Thursday, October 24, 2013
This month I wasn’t sure what I wanted to write about. It happens. Sometimes I am full of ideas and other times, not so much. I turned to my trusty resource bank, the internet, to see if reading a few good writing blogs would suddenly ignite some inner hidden spark. Not sure that happened, but I did come across an article I found interesting in one of those “not sure how I feel about this kind of ways.” Maybe that just happens to me, but I doubt it.
I focused my reading on character development. I think with the endless amount of Halloween costume ads and commercials right now I have characters on the brain. So I googled “strong characters” just to see what would pop up and happened upon a blog post by a woman named Sophia McDougall entitled “I Hate Strong Female Characters.” Well that got me intrigued! A female blogger raging against strong female characters? I had to be missing something.
I reviewed her post to find McDougall’s issue is more about how women are either strong or weak and very little in between. In her opinion, labeling women as strong puts them in a box, continues to isolate, and prevents audiences from seeing them as equals to their male counterparts. It’s a rather long post but if you would like to check it out, here you go: http://www.newstatesman.com/culture/2013/08/i-hate-strong-female-characters
And now my thoughts, for whatever they're worth. I found a good portion of this blog post rather frustrating. McDougall primarily focused on women’s strengths only in regard to their physicality - their ability to punch, kick, fight, etc. It was not until the very end that she finally connected strength with broader (and more important) ideas of peace, intelligence, compromise, resilience, perseverance, and commitment.
When I think of strong female characters, Charlie’s Angels don’t come to my mind. Neither do any of those superheroes. To me, strong characters include the likes of Jane Eyre, Hermione Granger, Anne Frank, Prim Everdeen, and Jo March.
What makes a female character strong in your opinion? Got a few favorites?
Monday, October 7, 2013
Ever thought about writing a novel? Does the idea race through your brain only to be kicked to the side by tiresome thoughts of laundry, dinner-making, grass-cutting and the like. Maybe, just maybe, it’s time to give that notion some real thought. Mush it around up there in your ole’ noggin, stew on it for a bit if you will. Why? Well, because next month is November and that means it is Nanowrimo time baby!
Sorry, maybe you thought I miswrote – never did take typing lessons. I wrote “NA-NO-WRI-MO” - short for National Novel Writing Month. We get a whole month dedicated to trying this crazy idea of writing a complete novel or at least a large chunk of one.

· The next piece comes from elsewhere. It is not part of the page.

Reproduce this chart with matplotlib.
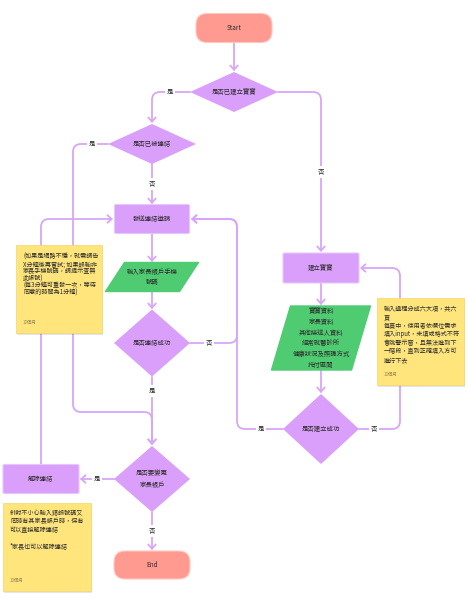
import numpy as np
import matplotlib
matplotlib.use('Agg')
import matplotlib.pyplot as plt
from matplotlib.path import Path
from matplotlib.patches import Polygon, FancyBboxPatch, FancyArrowPatch, Rectangle

plt.rcParams['font.family'] = ['Noto Sans CJK TC', 'DejaVu Sans']

# ---- text content ----
terminal_labels = ['Start', 'End']
decision_labels = ['是否已建立寶寶', '是否已被連結', '是否連結成功', '是否建立成功', '是否要變更\n家長帳戶']
process_labels = ['發送連結邀請', '建立寶寶', '解除連結']
io_labels = ['輸入家長帳戶手機\n號碼',
             '寶寶資料\n家長資料\n其他接送人資料\n經常就醫診所\n健康狀況及照護方式\n托付區間']
note1_lines = ['(如果是網路不穩，就需請告', 'X分鐘後再嘗試; 如果誤輸非', '家長手機號碼，請提示查無',
               '此帳號)', '(每3分鐘可重發一次，等待', '同意的時間為1分鐘)']
note2_lines = ['輸入過程分成六大項，共六', '頁', '每頁中，使用者依欄位需求', '填入input，未填或格式不符',
               '會跳警示窗，且無法進到下', '一階段，直到正確填入方可', '進行下去']
note3_lines = ['針對不小心輸入錯誤號碼又', '同時有其家長帳戶時，保有', '可以直接解除連結', '',
               '*家長也可以解除連結']
note_stamp = '10個月'
yes_label, no_label = '是', '否'

# ---- colours ----
SALMON = '#ff9a90'
PURPLE = '#da9ffa'
LINE = '#d8a6f8'
GREEN = '#4fcb72'
YELLOW = '#ffe57c'
TEXT = '#2b2b2b'

# ---- layout (pixel space, y down) ----
terminals = [(234, 28, 76, 29), (152, 565, 76, 28)]           # cx, cy, w, h
decisions = [(234, 92, 88, 40), (152, 144, 88, 40), (152, 343, 76, 67),
             (321, 429, 76, 70), (152, 479, 76, 66)]
processes = [(152, 219, 75, 29), (321, 268, 76, 30), (41, 479, 76, 29)]
ios = [(152, 277, 74, 29, 19), (321, 338, 80, 64, 19)]       # cx, cy, w, h, skew
notes = [(16, 245, 86, 88, note1_lines, 7.2, 257),
         (377, 298, 87, 87, note2_lines, 8.5, 309),
         (3, 503, 88, 88, note3_lines, 8.4, 513)]

# connectors: polyline points, label, label position
connectors = [
    ([(234, 43), (234, 71)], None, None),
    ([(190, 92), (152, 92), (152, 123)], yes_label, (170, 92)),
    ([(278, 92), (321, 92), (321, 252)], no_label, (321, 172)),
    ([(152, 164), (152, 204)], no_label, (152, 184)),
    ([(108, 144), (73, 144), (73, 412), (152, 412), (152, 445)], yes_label, (92, 144)),
    ([(152, 234), (152, 262)], None, None),
    ([(152, 292), (152, 309)], None, None),
    ([(190, 343), (237, 343), (237, 219), (191, 219)], no_label, (209, 343)),
    ([(152, 377), (152, 445)], yes_label, (152, 391)),
    ([(41, 464), (41, 219), (113, 219)], None, None),
    ([(114, 479), (80, 479)], yes_label, (97, 479)),
    ([(152, 512), (152, 550)], no_label, (152, 531)),
    ([(321, 283), (321, 305)], None, None),
    ([(321, 370), (321, 393)], None, None),
    ([(283, 429), (237, 429), (237, 219), (191, 219)], yes_label, (261, 429)),
    ([(359, 429), (400, 429), (400, 268), (360, 268)], no_label, (374, 429)),
]


def rounded_path(pts, r=8):
    verts = [pts[0]]
    codes = [Path.MOVETO]
    for i in range(1, len(pts) - 1):
        p0, p1, p2 = (np.array(p, float) for p in pts[i - 1:i + 2])
        d1 = (p1 - p0) / np.linalg.norm(p1 - p0)
        d2 = (p2 - p1) / np.linalg.norm(p2 - p1)
        verts += [tuple(p1 - d1 * r), tuple(p1), tuple(p1 + d2 * r)]
        codes += [Path.LINETO, Path.CURVE3, Path.CURVE3]
    verts.append(pts[-1])
    codes.append(Path.LINETO)
    return Path(verts, codes)


fig = plt.figure(figsize=(4.68, 6.0), dpi=100)
ax = fig.add_axes([0, 0, 1, 1])
ax.set_xlim(0, 468)
ax.set_ylim(600, 0)
ax.axis('off')

# connectors
for pts, label, lpos in connectors:
    arr = FancyArrowPatch(path=rounded_path(pts), arrowstyle='->,head_length=0.3,head_width=0.27',
                          mutation_scale=10, color=LINE, lw=1.3, shrinkA=0, shrinkB=0,
                          joinstyle='round', capstyle='round', zorder=1)
    ax.add_patch(arr)
    if label:
        ax.text(lpos[0], lpos[1], label, fontsize=4.6, color=TEXT, ha='center', va='center',
                zorder=2, bbox=dict(facecolor='white', edgecolor='none', pad=1.2))

# terminals
for (cx, cy, w, h), lab in zip(terminals, terminal_labels):
    ax.add_patch(FancyBboxPatch((cx - w / 2, cy - h / 2), w, h,
                                boxstyle='round,pad=0,rounding_size=11',
                                facecolor=SALMON, edgecolor='#ffc9c2', lw=0.8, zorder=3))
    ax.text(cx, cy, lab, fontsize=4.6, color=TEXT, ha='center', va='center', zorder=4)

# decisions
for (cx, cy, w, h), lab in zip(decisions, decision_labels):
    ax.add_patch(Polygon([(cx - w / 2, cy), (cx, cy - h / 2), (cx + w / 2, cy), (cx, cy + h / 2)],
                         closed=True, facecolor=PURPLE, edgecolor='none', zorder=3))
    ax.text(cx, cy, lab, fontsize=4.6, color=TEXT, ha='center', va='center',
            linespacing=1.6, zorder=4)

# processes
for (cx, cy, w, h), lab in zip(processes, process_labels):
    ax.add_patch(FancyBboxPatch((cx - w / 2, cy - h / 2), w, h,
                                boxstyle='round,pad=0,rounding_size=1.5',
                                facecolor=PURPLE, edgecolor='#e7c6fb', lw=0.8, zorder=3))
    ax.text(cx, cy, lab, fontsize=4.6, color=TEXT, ha='center', va='center', zorder=4)

# input / output parallelograms
for (cx, cy, w, h, sk), lab in zip(ios, io_labels):
    x0, x1 = cx - w / 2 - sk / 2, cx + w / 2 - sk / 2
    ax.add_patch(Polygon([(x0, cy + h / 2), (x0 + sk, cy - h / 2), (x1 + sk, cy - h / 2), (x1, cy + h / 2)],
                         closed=True, facecolor=GREEN, edgecolor=GREEN, lw=1.0,
                         joinstyle='round', zorder=3))
    ax.text(cx, cy, lab, fontsize=4.6, color=TEXT, ha='center', va='center',
            linespacing=1.45, zorder=4)

# sticky notes
for x, y, w, h, lines, step, y_first in notes:
    ax.add_patch(Rectangle((x + 1, y + 1.5), w, h, facecolor='#000000', alpha=0.10,
                           edgecolor='none', zorder=5))
    ax.add_patch(Rectangle((x, y), w, h, facecolor=YELLOW, edgecolor='#f3d86a', lw=0.5, zorder=6))
    for i, line in enumerate(lines):
        ax.text(x + 7, y_first + i * step, line, fontsize=4.4, color=TEXT, ha='left',
                va='center', zorder=7)
    ax.text(x + 7, y + h - 11, note_stamp, fontsize=3.2, color='#9a8a55', ha='left',
            va='center', zorder=7)

fig.savefig('out.png', dpi=100, facecolor='white')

Nanowrimo runs from November 1-30. You need to write an average of 1,667 words per day to complete 50,000 words by the close of the month and complete this awesome quest. It can, in fact, be done. Here is the basic lowdown. Novels can be on any theme, in any genre of fiction, and in any language. Planning, outlining, and extensive notes are permitted, but no earlier written material can go into the body of the novel, nor are you allowed to start early and then finish 30 days from that start point. You have to stick to November!
I’ve done some checking and sadly, Nano-leave is still not covered by private insurance or FMLA. So if you work, well, you still have to go to work. But those of you already retired or exploring career options, you are set! And those of us not, we need a good kick in pants to put our butts in the chair and write anyway.
Now I know what you are thinking…. no one ever actually finishes this or does anything with their manuscripts. Oh contraire my blog reading doubters! Perhaps you’ve heard of The Night Circus by Erin Morgenstern or Water for Elephants by Sara Gruen? Yep, awesome Nano-novels!
Visit http://nanowrimo.org/ to join in on the madness, er, fun and see what you can accomplish. The official Nano forums provide a place for advice, information, criticism, support and an opportunity for what they lovingly call "collective procrastination.” The forums are already available since sign-up has begun as well.
There are already 49,137 people signed up for this year’s quest, quite an increase from the 21 people who originally took the challenge back in the first year (1999). An expected 200,000 writers will take up their pens (or tablets, laptops, etc) this year.
Will you be one of this year’s Nano-ers? Come on, you know you want the t-shirt!